PROBLEM TO SOLVE: Write the data out again, character for character, with no images.

MATERIAL PROVIDED:

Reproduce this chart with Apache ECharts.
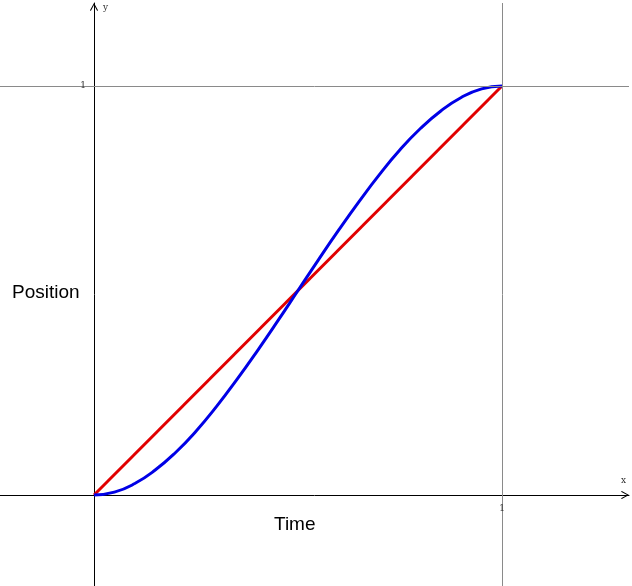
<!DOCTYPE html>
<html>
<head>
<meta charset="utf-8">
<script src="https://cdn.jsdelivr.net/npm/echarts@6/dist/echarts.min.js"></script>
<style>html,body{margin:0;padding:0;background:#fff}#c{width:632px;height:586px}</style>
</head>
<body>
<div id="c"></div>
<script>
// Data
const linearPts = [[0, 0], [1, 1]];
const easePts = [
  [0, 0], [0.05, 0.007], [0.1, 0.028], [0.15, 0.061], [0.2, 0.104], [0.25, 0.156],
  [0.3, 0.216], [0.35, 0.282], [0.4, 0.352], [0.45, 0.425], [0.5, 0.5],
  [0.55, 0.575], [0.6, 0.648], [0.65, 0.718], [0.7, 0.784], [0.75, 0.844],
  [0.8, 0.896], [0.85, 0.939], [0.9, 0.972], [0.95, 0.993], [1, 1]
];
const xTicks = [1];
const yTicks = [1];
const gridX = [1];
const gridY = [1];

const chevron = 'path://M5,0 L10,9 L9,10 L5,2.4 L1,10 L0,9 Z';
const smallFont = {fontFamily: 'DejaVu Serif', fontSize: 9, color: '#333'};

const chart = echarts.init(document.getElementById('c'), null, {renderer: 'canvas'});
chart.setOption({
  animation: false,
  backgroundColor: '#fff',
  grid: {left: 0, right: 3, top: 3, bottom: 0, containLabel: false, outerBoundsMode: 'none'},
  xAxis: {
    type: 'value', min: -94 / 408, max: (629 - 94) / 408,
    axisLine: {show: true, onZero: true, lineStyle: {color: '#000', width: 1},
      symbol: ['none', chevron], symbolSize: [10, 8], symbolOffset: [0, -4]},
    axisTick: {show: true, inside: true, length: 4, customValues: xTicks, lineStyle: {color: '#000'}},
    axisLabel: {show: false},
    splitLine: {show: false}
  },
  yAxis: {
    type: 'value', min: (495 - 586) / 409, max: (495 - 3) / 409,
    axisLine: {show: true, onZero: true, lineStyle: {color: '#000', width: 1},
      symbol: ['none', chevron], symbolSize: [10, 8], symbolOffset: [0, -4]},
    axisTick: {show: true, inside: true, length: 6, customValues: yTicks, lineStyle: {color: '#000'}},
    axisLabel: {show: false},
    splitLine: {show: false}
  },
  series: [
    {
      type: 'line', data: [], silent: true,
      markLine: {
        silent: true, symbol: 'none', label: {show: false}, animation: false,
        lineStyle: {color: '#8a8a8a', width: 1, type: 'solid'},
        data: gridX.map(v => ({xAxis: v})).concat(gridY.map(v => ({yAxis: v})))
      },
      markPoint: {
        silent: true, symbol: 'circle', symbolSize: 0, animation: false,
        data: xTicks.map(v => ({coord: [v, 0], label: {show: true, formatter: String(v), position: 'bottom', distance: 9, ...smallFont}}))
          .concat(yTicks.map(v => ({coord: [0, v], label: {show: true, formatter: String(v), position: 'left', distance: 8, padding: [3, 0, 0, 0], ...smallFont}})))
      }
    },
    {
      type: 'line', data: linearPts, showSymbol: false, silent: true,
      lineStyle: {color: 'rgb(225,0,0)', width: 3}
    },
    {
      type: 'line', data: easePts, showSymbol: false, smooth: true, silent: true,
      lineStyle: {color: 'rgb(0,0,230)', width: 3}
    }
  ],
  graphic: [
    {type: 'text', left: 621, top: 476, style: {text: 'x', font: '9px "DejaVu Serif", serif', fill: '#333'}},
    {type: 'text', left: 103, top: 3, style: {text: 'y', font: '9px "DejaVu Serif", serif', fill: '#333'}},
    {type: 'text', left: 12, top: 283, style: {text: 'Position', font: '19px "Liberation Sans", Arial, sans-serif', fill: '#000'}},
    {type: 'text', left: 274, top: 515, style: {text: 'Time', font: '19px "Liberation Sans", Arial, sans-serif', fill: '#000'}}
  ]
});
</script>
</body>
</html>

SOLUTION TO THE PROBLEM:
Reproduce this chart with Apache ECharts.
<!DOCTYPE html>
<html>
<head>
<meta charset="utf-8">
<script src="https://cdn.jsdelivr.net/npm/echarts@6/dist/echarts.min.js"></script>
<style>html,body{margin:0;padding:0;background:#fff}#c{width:632px;height:586px}</style>
</head>
<body>
<div id="c"></div>
<script>
// Data
const linearPts = [[0, 0], [1, 1]];
const easePts = [
  [0, 0], [0.05, 0.007], [0.1, 0.028], [0.15, 0.061], [0.2, 0.104], [0.25, 0.156],
  [0.3, 0.216], [0.35, 0.282], [0.4, 0.352], [0.45, 0.425], [0.5, 0.5],
  [0.55, 0.575], [0.6, 0.648], [0.65, 0.718], [0.7, 0.784], [0.75, 0.844],
  [0.8, 0.896], [0.85, 0.939], [0.9, 0.972], [0.95, 0.993], [1, 1]
];
const xTicks = [1];
const yTicks = [1];
const gridX = [1];
const gridY = [1];

const chevron = 'path://M5,0 L10,9 L9,10 L5,2.4 L1,10 L0,9 Z';
const smallFont = {fontFamily: 'DejaVu Serif', fontSize: 9, color: '#333'};

const chart = echarts.init(document.getElementById('c'), null, {renderer: 'canvas'});
chart.setOption({
  animation: false,
  backgroundColor: '#fff',
  grid: {left: 0, right: 3, top: 3, bottom: 0, containLabel: false, outerBoundsMode: 'none'},
  xAxis: {
    type: 'value', min: -94 / 408, max: (629 - 94) / 408,
    axisLine: {show: true, onZero: true, lineStyle: {color: '#000', width: 1},
      symbol: ['none', chevron], symbolSize: [10, 8], symbolOffset: [0, -4]},
    axisTick: {show: true, inside: true, length: 4, customValues: xTicks, lineStyle: {color: '#000'}},
    axisLabel: {show: false},
    splitLine: {show: false}
  },
  yAxis: {
    type: 'value', min: (495 - 586) / 409, max: (495 - 3) / 409,
    axisLine: {show: true, onZero: true, lineStyle: {color: '#000', width: 1},
      symbol: ['none', chevron], symbolSize: [10, 8], symbolOffset: [0, -4]},
    axisTick: {show: true, inside: true, length: 6, customValues: yTicks, lineStyle: {color: '#000'}},
    axisLabel: {show: false},
    splitLine: {show: false}
  },
  series: [
    {
      type: 'line', data: [], silent: true,
      markLine: {
        silent: true, symbol: 'none', label: {show: false}, animation: false,
        lineStyle: {color: '#8a8a8a', width: 1, type: 'solid'},
        data: gridX.map(v => ({xAxis: v})).concat(gridY.map(v => ({yAxis: v})))
      },
      markPoint: {
        silent: true, symbol: 'circle', symbolSize: 0, animation: false,
        data: xTicks.map(v => ({coord: [v, 0], label: {show: true, formatter: String(v), position: 'bottom', distance: 9, ...smallFont}}))
          .concat(yTicks.map(v => ({coord: [0, v], label: {show: true, formatter: String(v), position: 'left', distance: 8, padding: [3, 0, 0, 0], ...smallFont}})))
      }
    },
    {
      type: 'line', data: linearPts, showSymbol: false, silent: true,
      lineStyle: {color: 'rgb(225,0,0)', width: 3}
    },
    {
      type: 'line', data: easePts, showSymbol: false, smooth: true, silent: true,
      lineStyle: {color: 'rgb(0,0,230)', width: 3}
    }
  ],
  graphic: [
    {type: 'text', left: 621, top: 476, style: {text: 'x', font: '9px "DejaVu Serif", serif', fill: '#333'}},
    {type: 'text', left: 103, top: 3, style: {text: 'y', font: '9px "DejaVu Serif", serif', fill: '#333'}},
    {type: 'text', left: 12, top: 283, style: {text: 'Position', font: '19px "Liberation Sans", Arial, sans-serif', fill: '#000'}},
    {type: 'text', left: 274, top: 515, style: {text: 'Time', font: '19px "Liberation Sans", Arial, sans-serif', fill: '#000'}}
  ]
});
</script>
</body>
</html>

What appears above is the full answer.